In previous posts I’ve explored cremation memorials in gardens of remembrance, cemeteries and churchyards, as well as ash-scattering and memorials in the wider landscape such as beside footpaths and at beauty spots (including archaeological sites). What I haven’t given much attention to is how ashes are scattered by crematoria staff, whether in the presence of survivors or not. This is a further distinctive and varied dimension of gardens of remembrance. Scattering can take place over water, or on lawns. When the latter, there are sometimes attempts to strew in a cross-shape, or indeed, a symbolic tree or bush stemming from floral offerings.

Chester Crematorium, 2013
Walton Lea Crematorium, 2012
Exeter crematorium, 2007
Pentrebychan Crematorium, 2021
Pentrebychan Crematorium 2021

The bones of the dead are the most natural symbol of death of all, and yet while attention has been afforded to the display of human remains as traces of individual past lives and collective memento mori, the versatility of ashes – curation, disposal and display – have received relatively limited archaeological attention.
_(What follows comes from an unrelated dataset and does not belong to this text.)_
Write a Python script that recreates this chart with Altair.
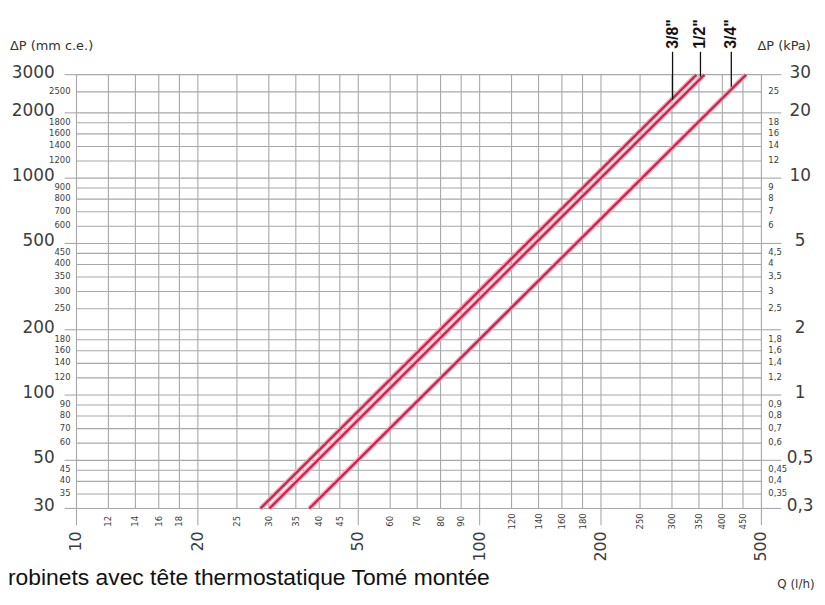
import altair as alt
import pandas as pd

# ---------------- data ----------------
series = ['3/8"', '1/2"', '3/4"']
q_at_30 = [28.6, 30.1, 37.8]      # Q (l/h) where each line meets ΔP = 30 mm c.e.
q_at_3000 = [345, 361, 458]       # Q (l/h) where each line meets ΔP = 3000 mm c.e.
dp_ends = [30, 3000]

leader_q = [301, 353, 421]        # where the label leaders touch the lines
leader_dp = [2300, 2940, 2640]

y_major = [3000, 2000, 1000, 500, 200, 100, 50, 30]
y_minor = [2500, 1800, 1600, 1400, 1200, 900, 800, 700, 600, 450, 400, 350,
           300, 250, 180, 160, 140, 120, 90, 80, 70, 60, 45, 40, 35]
x_major = [10, 20, 50, 100, 200, 500]
x_minor = [12, 14, 16, 18, 25, 30, 35, 40, 45, 60, 70, 80, 90, 120, 140, 160,
           180, 250, 300, 350, 400, 450]
kpa_major = [30, 20, 10, 5, 2, 1, 0.5, 0.3]
kpa_minor = [25, 18, 16, 14, 12, 9, 8, 7, 6, 4.5, 4, 3.5, 3, 2.5, 1.8, 1.6,
             1.4, 1.2, 0.9, 0.8, 0.7, 0.6, 0.45, 0.4, 0.35]

caption = "robinets avec tête thermostatique Tomé montée"
left_title = "ΔP (mm c.e.)"
right_title = "ΔP (kPa)"
x_title = "Q (l/h)"

# ---------------- helpers ----------------
W, H = 690, 437
GRID = "#a8a8a8"
TXT = "#3c3c3c"
FONT = "DejaVu Sans"

xs = alt.Scale(type="log", domain=[10, 500], nice=False)
ys = alt.Scale(type="log", domain=[30, 3000], nice=False)


def X(f):
    return alt.X(f, type="quantitative", scale=xs, axis=None)


def Y(f):
    return alt.Y(f, type="quantitative", scale=ys, axis=None)


def fmt(v):
    s = str(int(v)) if float(v).is_integer() else str(v)
    return s.replace(".", ",")


def lab_df(vals):
    return pd.DataFrame({"v": vals, "t": [str(v) for v in vals]})


rows = []
for s, a, b in zip(series, q_at_30, q_at_3000):
    rows.append({"series": s, "Q": a, "dp": dp_ends[0]})
    rows.append({"series": s, "Q": b, "dp": dp_ends[1]})
lines_df = pd.DataFrame(rows)

leader_df = pd.DataFrame({"series": series, "q": leader_q, "dp": leader_dp})

kpa_major_df = pd.DataFrame({"v": [k * 100 for k in kpa_major], "t": [fmt(k) for k in kpa_major]})
kpa_minor_df = pd.DataFrame({"v": [k * 100 for k in kpa_minor], "t": [fmt(k) for k in kpa_minor]})

# ---------------- grid ----------------
grid_h = alt.Chart(pd.DataFrame({"v": y_major + y_minor})).mark_rule(
    color=GRID, strokeWidth=1.1).encode(y=Y("v"), x=alt.value(0), x2=alt.value(W))
grid_v = alt.Chart(pd.DataFrame({"v": x_major + x_minor})).mark_rule(
    color=GRID, strokeWidth=1.1).encode(x=X("v"), y=alt.value(0), y2=alt.value(H))
tick_l = alt.Chart(pd.DataFrame({"v": y_major})).mark_rule(
    color=GRID, strokeWidth=1.1).encode(y=Y("v"), x=alt.value(-12), x2=alt.value(0))
tick_r = alt.Chart(pd.DataFrame({"v": y_major})).mark_rule(
    color=GRID, strokeWidth=1.1).encode(y=Y("v"), x=alt.value(W), x2=alt.value(W + 20))
tick_b = alt.Chart(pd.DataFrame({"v": x_major})).mark_rule(
    color=GRID, strokeWidth=1.1).encode(x=X("v"), y=alt.value(H), y2=alt.value(H + 17))

# ---------------- tick labels ----------------
lab_l_major = alt.Chart(lab_df(y_major)).mark_text(
    align="right", baseline="middle", fontSize=17, font=FONT, color=TXT, dy=-2
).encode(y=Y("v"), x=alt.value(-22), text="t:N")
lab_l_minor = alt.Chart(lab_df(y_minor)).mark_text(
    align="right", baseline="middle", fontSize=8.5, font=FONT, color=TXT, dy=-1
).encode(y=Y("v"), x=alt.value(-6), text="t:N")
lab_r_major = alt.Chart(kpa_major_df).mark_text(
    align="center", baseline="middle", fontSize=17, font=FONT, color=TXT, dy=-2
).encode(y=Y("v"), x=alt.value(729), text="t:N")
lab_r_minor = alt.Chart(kpa_minor_df).mark_text(
    align="left", baseline="middle", fontSize=8.5, font=FONT, color=TXT, dy=-1
).encode(y=Y("v"), x=alt.value(697), text="t:N")
lab_b_major = alt.Chart(lab_df(x_major)).mark_text(
    align="right", baseline="middle", angle=270, fontSize=16, font=FONT, color=TXT
).encode(x=X("v"), y=alt.value(460), text="t:N")
lab_b_minor = alt.Chart(lab_df(x_minor)).mark_text(
    align="center", baseline="middle", angle=270, fontSize=8.5, font=FONT, color=TXT
).encode(x=X("v"), y=alt.value(450), text="t:N")

# ---------------- curves ----------------
halo = alt.Chart(lines_df).mark_line(color="#f0a4b7", strokeWidth=4.8).encode(
    x=X("Q"), y=Y("dp"), detail="series:N")
curves = alt.Chart(lines_df).mark_line(color="#cf1f4c", strokeWidth=2.2).encode(
    x=X("Q"), y=Y("dp"), detail="series:N")

leaders = alt.Chart(leader_df).mark_rule(color="#111111", strokeWidth=1.3).encode(
    x=X("q"), y=Y("dp"), y2=alt.value(-23))
leader_text = alt.Chart(leader_df).mark_text(
    angle=270, align="center", baseline="middle", fontSize=16, fontWeight="bold",
    font="Liberation Sans Narrow, Liberation Sans", color="#111111"
).encode(x=X("q"), y=alt.value(-41), text="series:N")

# ---------------- titles ----------------
t_left = alt.Chart(pd.DataFrame({"t": [left_title]})).mark_text(
    align="left", baseline="middle", fontSize=13, font=FONT, color="#333333"
).encode(x=alt.value(-67), y=alt.value(-29), text="t:N")
t_right = alt.Chart(pd.DataFrame({"t": [right_title]})).mark_text(
    align="left", baseline="middle", fontSize=13, font=FONT, color="#333333"
).encode(x=alt.value(686), y=alt.value(-29), text="t:N")
t_x = alt.Chart(pd.DataFrame({"t": [x_title]})).mark_text(
    align="left", baseline="alphabetic", fontSize=12, font=FONT, color="#333333"
).encode(x=alt.value(706), y=alt.value(517), text="t:N")
t_cap = alt.Chart(pd.DataFrame({"t": [caption]})).mark_text(
    align="left", baseline="alphabetic", fontSize=23, font="Liberation Sans", color="#111111"
).encode(x=alt.value(-69), y=alt.value(514), text="t:N")

chart = alt.layer(
    grid_h, grid_v, tick_l, tick_r, tick_b,
    lab_l_major, lab_l_minor, lab_r_major, lab_r_minor, lab_b_major, lab_b_minor,
    halo, curves, leaders, leader_text,
    t_left, t_right, t_x, t_cap,
).properties(
    width=W, height=H,
    padding={"left": 69, "top": 65, "right": 56, "bottom": 80},
    autosize=alt.AutoSizeParams(type="none"),
    background="white",
).configure_view(strokeWidth=0)

chart.save("out.html", embed_options={"renderer": "svg", "actions": False})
These humble examples shed light on the potential for a contemporary archaeology of cremation to explore such traces, considering the interaction of specialists, landscape architecture and the agency of survivors and the deceased, in the strewing of ashes over water and earth. Moreover, these contemporary ash-strewing practices reveal the potential treatments and significances of cremains in the human past beyond the grave. I would contend that the amorphous traces of ash, uniform, near-white, whether strewn in patches or circles, crosses or other patterns, constitute ‘ephemeral monuments’ that endure but slowly fade and disperse through the act of wind and rain, sometimes combined with floral offerings, cards and other ephemeralia.